Other requirements include passion an annual physical exam and a biannual job performance exam. All these are in addition to passing periodic drug screenings.
Training to Become Air Traffic Controller
Newly-hired air traffic controllers receive their training at the FAA Academy in Oklahoma City, OK. The length of training varies depending on the applicant’s background. It’s also worth noting that applicants should be hired by the 31st birthday if they wish to become air traffic controllers.
Graduation from the academy is followed by being assigned to an air traffic control facility as a developmental controller until you complete the requirements to become a certified air traffic controller. One common responsibility of developmental controllers is making sure pilots get the basic flight data and airport information.
This is followed by advancing to positions within the control room trainees will have added responsibilities. The more responsibilities and skills to acquire, the higher you advance in your training ladder (which comes with higher wages).

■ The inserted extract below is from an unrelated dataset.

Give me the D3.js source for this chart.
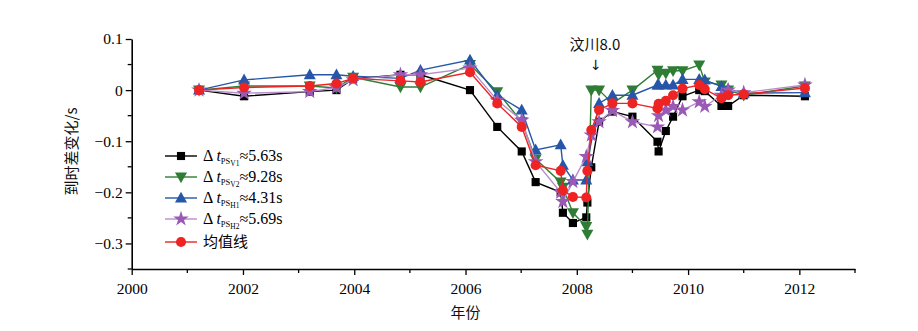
<!DOCTYPE html>
<html><head><meta charset="utf-8">
<script src="https://cdn.jsdelivr.net/npm/d3@7"></script>
<style>
html,body{margin:0;padding:0;background:#fff;}
svg{display:block;}
</style>
</head><body>
<svg id="chart" width="918" height="331"></svg>
<script>
const years = [2001.21, 2002.02, 2003.2, 2003.68, 2003.98, 2004.83, 2005.19, 2006.08, 2006.57, 2007.01, 2007.26, 2007.71, 2007.75, 2007.93, 2008.17, 2008.19, 2008.26, 2008.4, 2008.64, 2009.0, 2009.45, 2009.47, 2009.6, 2009.73, 2009.9, 2010.2, 2010.3, 2010.6, 2010.72, 2011.0, 2012.1];
const psV1 = [0, -0.012, -0.003, 0.0, 0.022, 0.03, 0.03, 0.0, -0.072, -0.12, -0.18, -0.2, -0.24, -0.26, -0.249, -0.22, -0.151, -0.062, -0.042, -0.052, -0.101, -0.12, -0.08, -0.052, -0.012, 0.0, -0.002, -0.031, -0.031, -0.01, -0.012];
const psV2 = [0, 0.008, 0.008, 0.004, 0.025, 0.006, 0.006, 0.05, -0.003, -0.062, -0.135, -0.18, -0.19, -0.24, -0.267, -0.282, 0.0, 0.0, -0.026, 0.0, 0.039, 0.03, 0.033, 0.038, 0.038, 0.049, 0.016, 0.01, 0.0, -0.01, 0.008];
const psH1 = [0, 0.02, 0.03, 0.03, 0.027, 0.023, 0.039, 0.059, -0.01, -0.039, -0.117, -0.107, -0.147, -0.176, -0.176, -0.14, null, -0.026, -0.01, -0.01, 0.01, 0.01, 0.01, 0.01, 0.021, 0.021, 0.02, 0.007, 0.002, -0.006, -0.005];
const psH2 = [0, -0.006, -0.003, 0.005, 0.02, 0.03, 0.03, 0.043, -0.02, -0.059, -0.14, -0.2, -0.218, -0.179, -0.13, null, -0.088, -0.062, -0.04, -0.062, -0.072, -0.05, -0.039, -0.032, -0.039, -0.023, -0.032, -0.01, 0.0, -0.005, 0.01];
const meanLine = [0, 0.005, 0.008, 0.013, 0.023, 0.018, 0.016, 0.035, -0.026, -0.072, -0.147, -0.158, -0.196, -0.209, -0.21, -0.158, -0.078, -0.039, -0.026, -0.026, -0.036, -0.027, -0.021, -0.01, 0.003, 0.01, 0.002, -0.016, -0.01, -0.008, 0.004];

const xTicksMajor = [2000, 2002, 2004, 2006, 2008, 2010, 2012];
const xTicksMinor = [2001, 2003, 2005, 2007, 2009, 2011, 2013];
const yTicksMajor = [-0.3, -0.2, -0.1, 0, 0.1];
const yTicksMinor = [-0.35, -0.25, -0.15, -0.05, 0.05];

const seriesNames = [
  {sub1: "PS", sub2: "V1", val: "≈5.63s"},
  {sub1: "PS", sub2: "V2", val: "≈9.28s"},
  {sub1: "PS", sub2: "H1", val: "≈4.31s"},
  {sub1: "PS", sub2: "H2", val: "≈5.69s"},
  {label: "均值线"}
];
const xLabel = "年份";
const yLabel = "到时差变化/s";
const quakeLabel = "汶川8.0";
const quakeYear = 2008.36;

const styles = [
  {data: psV1, color: "#000000", line: "#000000", sym: d3.symbolSquare, size: 66},
  {data: psV2, color: "#2f7d35", line: "#2f7d35", sym: "tridown", size: 12},
  {data: psH1, color: "#2656a8", line: "#2656a8", sym: "triup", size: 12},
  {data: psH2, color: "#9b59b6", line: "#b98ccb", sym: d3.symbolStar, size: 75},
  {data: meanLine, color: "#ee2323", line: "#ee2323", sym: d3.symbolCircle, size: 80}
];

const svg = d3.select("#chart");
const serif = "'Liberation Serif','Times New Roman',serif";
const cjk = "'Noto Sans CJK SC','Liberation Serif',serif";

const x = d3.scaleLinear().domain([2000, 2013]).range([131.7, 855]);
const y = d3.scaleLinear().domain([-0.35, 0.1]).range([269, 39]);

function markerPath(st) {
  if (st.sym === "triup") {
    const s = st.size / 2;
    return `M0,${-s*1.05}L${s},${s*0.75}L${-s},${s*0.75}Z`;
  }
  if (st.sym === "tridown") {
    const s = st.size / 2;
    return `M0,${s*1.05}L${s},${-s*0.75}L${-s},${-s*0.75}Z`;
  }
  return d3.symbol().type(st.sym).size(st.size)();
}

const line = d3.line().x(d => x(d[0])).y(d => y(d[1]));

styles.forEach((st, i) => {
  const pts = years.map((yr, k) => [yr, st.data[k]]).filter(d => d[1] !== null);
  const g = svg.append("g");
  g.append("path").datum(pts).attr("d", line)
    .attr("fill", "none").attr("stroke", st.line).attr("stroke-width", 1.4);
  g.selectAll("path.m").data(pts).enter().append("path").attr("class", "m")
    .attr("d", markerPath(st))
    .attr("transform", d => `translate(${x(d[0])},${y(d[1])})`)
    .attr("fill", st.color);
});

// axes
const axisColor = "#000";
const gx = svg.append("g").attr("transform", "translate(0,269)");
gx.call(d3.axisBottom(x).tickValues(xTicksMajor).tickFormat(d3.format("d")).tickSize(6).tickSizeOuter(0))
  .call(g => g.select(".domain").attr("stroke-width", 1.6))
  .call(g => g.selectAll(".tick line").attr("stroke-width", 1.3))
  .call(g => g.selectAll("text").attr("font-family", serif).attr("font-size", 15.5).attr("fill", "#000").attr("dy", "1.05em"));
gx.selectAll("line.minor").data(xTicksMinor).enter().append("line").attr("class", "minor")
  .attr("x1", d => x(d)).attr("x2", d => x(d)).attr("y1", 0).attr("y2", 4)
  .attr("stroke", axisColor).attr("stroke-width", 1.3);

const gy = svg.append("g").attr("transform", "translate(131.7,0)");
gy.call(d3.axisLeft(y).tickValues(yTicksMajor).tickFormat(d => d === 0 ? "0" : d3.format(".1f")(d).replace("-", "−")).tickSize(6).tickSizeOuter(0))
  .call(g => g.select(".domain").attr("stroke-width", 1.6))
  .call(g => g.selectAll(".tick line").attr("stroke-width", 1.3))
  .call(g => g.selectAll("text").attr("font-family", serif).attr("font-size", 15.5).attr("fill", "#000").attr("x", -9));
gy.selectAll("line.minor").data(yTicksMinor).enter().append("line").attr("class", "minor")
  .attr("x1", -4).attr("x2", 0).attr("y1", d => y(d)).attr("y2", d => y(d))
  .attr("stroke", axisColor).attr("stroke-width", 1.3);

// axis titles
svg.append("text").attr("x", x(2006)).attr("y", 318).attr("text-anchor", "middle")
  .attr("font-family", cjk).attr("font-size", 15).attr("fill", "#111").text(xLabel);
svg.append("text").attr("transform", `translate(77,${y(-0.12)}) rotate(-90)`).attr("text-anchor", "middle")
  .attr("font-family", cjk).attr("font-size", 15).attr("fill", "#111").text(yLabel);

// quake annotation
svg.append("text").attr("x", x(quakeYear) - 2).attr("y", 50).attr("text-anchor", "middle")
  .attr("font-family", cjk).attr("font-size", 15).attr("fill", "#111").text(quakeLabel);
svg.append("text").attr("x", x(quakeYear) - 1).attr("y", 70).attr("text-anchor", "middle")
  .attr("font-family", "'DejaVu Sans',sans-serif").attr("font-size", 14).attr("fill", "#111").text("↓");

// legend
const lg = svg.append("g").attr("transform", "translate(165,156)");
const rowY = [0, 21, 42, 63, 86];
styles.forEach((st, i) => {
  const yy = rowY[i];
  lg.append("line").attr("x1", 0).attr("x2", 32).attr("y1", yy).attr("y2", yy)
    .attr("stroke", st.line).attr("stroke-width", 1.4);
  lg.append("path").attr("d", markerPath(st)).attr("transform", `translate(16,${yy})`).attr("fill", st.color);
  const nm = seriesNames[i];
  const t = lg.append("text").attr("x", 38).attr("y", yy + 5).attr("font-family", serif).attr("font-size", 16).attr("fill", "#000");
  if (nm.label) {
    t.attr("font-family", cjk).attr("font-size", 15).text(nm.label);
  } else {
    t.append("tspan").text("Δ ");
    t.append("tspan").attr("font-style", "italic").text("t");
    t.append("tspan").attr("font-size", 8.5).attr("dy", 2.5).text(nm.sub1);
    t.append("tspan").attr("font-size", 7.5).attr("dy", 2).text(nm.sub2);
    t.append("tspan").attr("dy", -4.5).text(nm.val);
  }
});
</script>
</body></html>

As an air traffic controller, you can switch from one position to another provided you complete additional training. For example, you can transfer from an en route position to an airport tower position by completing additional academy training.

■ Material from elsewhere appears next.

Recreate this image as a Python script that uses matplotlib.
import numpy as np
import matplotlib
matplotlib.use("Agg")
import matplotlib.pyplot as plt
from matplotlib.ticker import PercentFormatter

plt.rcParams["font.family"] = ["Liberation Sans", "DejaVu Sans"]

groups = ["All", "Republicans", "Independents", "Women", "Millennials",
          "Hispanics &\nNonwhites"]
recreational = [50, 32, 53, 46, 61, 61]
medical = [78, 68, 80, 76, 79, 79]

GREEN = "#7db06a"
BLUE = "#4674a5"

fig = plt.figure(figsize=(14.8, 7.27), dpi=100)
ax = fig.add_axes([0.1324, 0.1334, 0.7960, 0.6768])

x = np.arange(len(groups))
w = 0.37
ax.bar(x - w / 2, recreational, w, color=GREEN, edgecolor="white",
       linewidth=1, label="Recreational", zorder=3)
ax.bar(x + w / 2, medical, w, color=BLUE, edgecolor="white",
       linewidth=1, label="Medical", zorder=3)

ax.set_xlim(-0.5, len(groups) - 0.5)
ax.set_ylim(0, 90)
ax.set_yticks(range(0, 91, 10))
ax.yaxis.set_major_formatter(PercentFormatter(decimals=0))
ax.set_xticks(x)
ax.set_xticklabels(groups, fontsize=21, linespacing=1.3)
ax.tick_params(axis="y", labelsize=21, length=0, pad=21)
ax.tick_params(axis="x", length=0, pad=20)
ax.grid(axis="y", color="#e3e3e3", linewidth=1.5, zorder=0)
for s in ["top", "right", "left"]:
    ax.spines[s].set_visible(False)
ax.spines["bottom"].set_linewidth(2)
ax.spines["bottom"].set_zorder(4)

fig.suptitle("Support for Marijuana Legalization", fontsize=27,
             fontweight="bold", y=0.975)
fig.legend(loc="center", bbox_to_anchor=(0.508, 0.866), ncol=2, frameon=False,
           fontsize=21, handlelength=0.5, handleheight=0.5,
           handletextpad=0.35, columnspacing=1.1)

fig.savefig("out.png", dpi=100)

Work Experience in a Related Occupation
Candidates may be required to have up to three years of progressively responsible work experience in any occupation or a combination of college education and work experience. If you have less postsecondary education, you will be required to have more work experience as a substitute.

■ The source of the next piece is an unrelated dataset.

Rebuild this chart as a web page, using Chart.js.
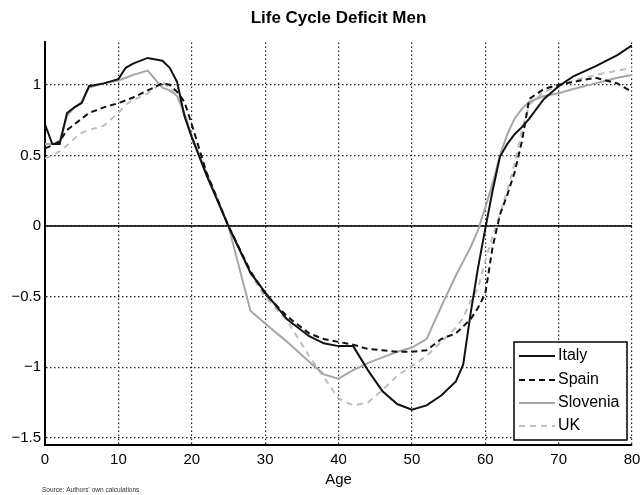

Licenses, Certifications, and Registrations
In order to become a certified air traffic controller, you must hold an Air Traffic Control Tower Operator Certificate or be qualified as stated in the Title 14 of the Code of Federal Regulations, Part 65. You should also be 18 years and above, fluent in English, and meet all the skills and knowledge requirements.
Important Qualities to Become an Air Traffic Controller
In order to become an outstanding air traffic controller, the following qualities are imperative:
1. Communication Skills
Be able to give clear, concise instructions, listen keenly to the pilots’ requests, and respond with clear English.
2. Decisionmaking Skills
Be able to make quick decisions and respond swiftly. E.g. when a pilot requests a change of altitude to avoid poor weather.
3. Concentration Skills
Be able to maintain high concentration levels, for example in a room where multiple conversations are happening all at the same time.
4. Math Skills
Be able to do arithmetic quickly and accurately. For example, computing speeds, times, and distances and recommend heading and altitude adjustments.
5. Problem-Solving Skills
Be able to understand complex situations, review important information, and provide appropriate solutions to pilots. For example, how changing weather patterns will impact a plane’s flight path.
6. Organizational Skills
Be able to coordinate multiple flights and prioritize tasks in order to safely guide several pilots simultaneously.
I hope this information will help you as you plan on your new journey as an air traffic controller.